Caplan is an economics professor and author of the books "The Case against Education: Why the Education System Is a Waste of Time and Money" and "Selfish Reasons to Have More Kids: Why Being a Great Parent is Less Work and More Fun Than You Think"

Our Homeschooling Odyssey
by Bryan Caplan
September 2021

Six years ago, I began homeschooling my elder sons, Aidan and Tristan. They attended Fairfax County Public Schools for K-6, becoming more disgruntled with every passing year. Even though they went to an alleged “honors” school for grades 4-6, they were bored out of their minds. The academic material was too easy and moved far too slowly. The non-academic material was humiliatingly infantile. And non-academics – music, dance, chorus, art, poster projects – consumed a majority of their day. As elementary school graduation approached, my sons were hungry for a change.

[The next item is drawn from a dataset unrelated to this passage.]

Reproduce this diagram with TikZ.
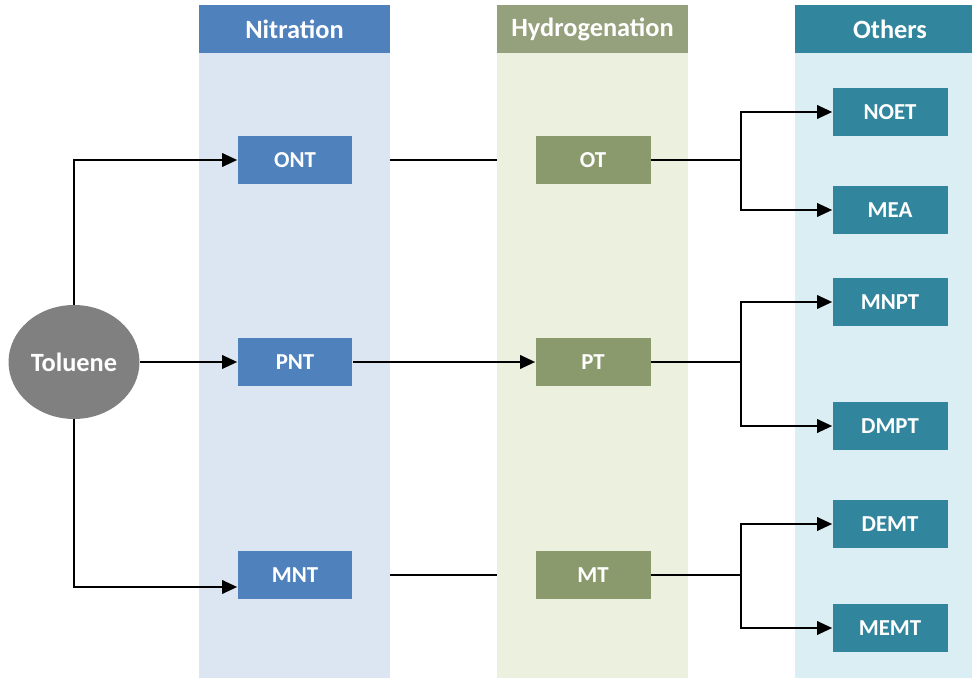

So what did we do? In consultation with my pupils, I prepared an ultra-academic curriculum. Hours of math every day. Reading serious books. Writing serious essays. Taking college classes. And mastering bodies of knowledge.

In 7th grade, I prepared my sons for the AP United States History exam, and had them informally attend my course in labor economics.

In 8th grade, I prepared my sons for the AP exams in European History, Microeconomics, and Macroeconomics, and had them informally attend my course in public choice.

While my sons’ objective performance and subjective satisfaction in middle school were both sky-high, my wife insisted that they try regular high school. Back in those days, the political brainwashing at FCPS was modest, but the anti-intellectual pedagogical philosophy was already overwhelming. I never liked high school, but at least in my day teachers actually taught their subjects. Not so at FCPS. With the noble exception of their calculus teacher, my sons’ high school teachers just showed videos and treated teens like babies. After three weeks, my wife gave a green light to resume homeschooling.

Silver lining: Since comedy is tragedy plus time, we’ll be laughing about those three weeks of regular high school for the rest of our lives. Yes, a kid in their Spanish class really did raise his hand and say, “Spain’s in… South America, right?”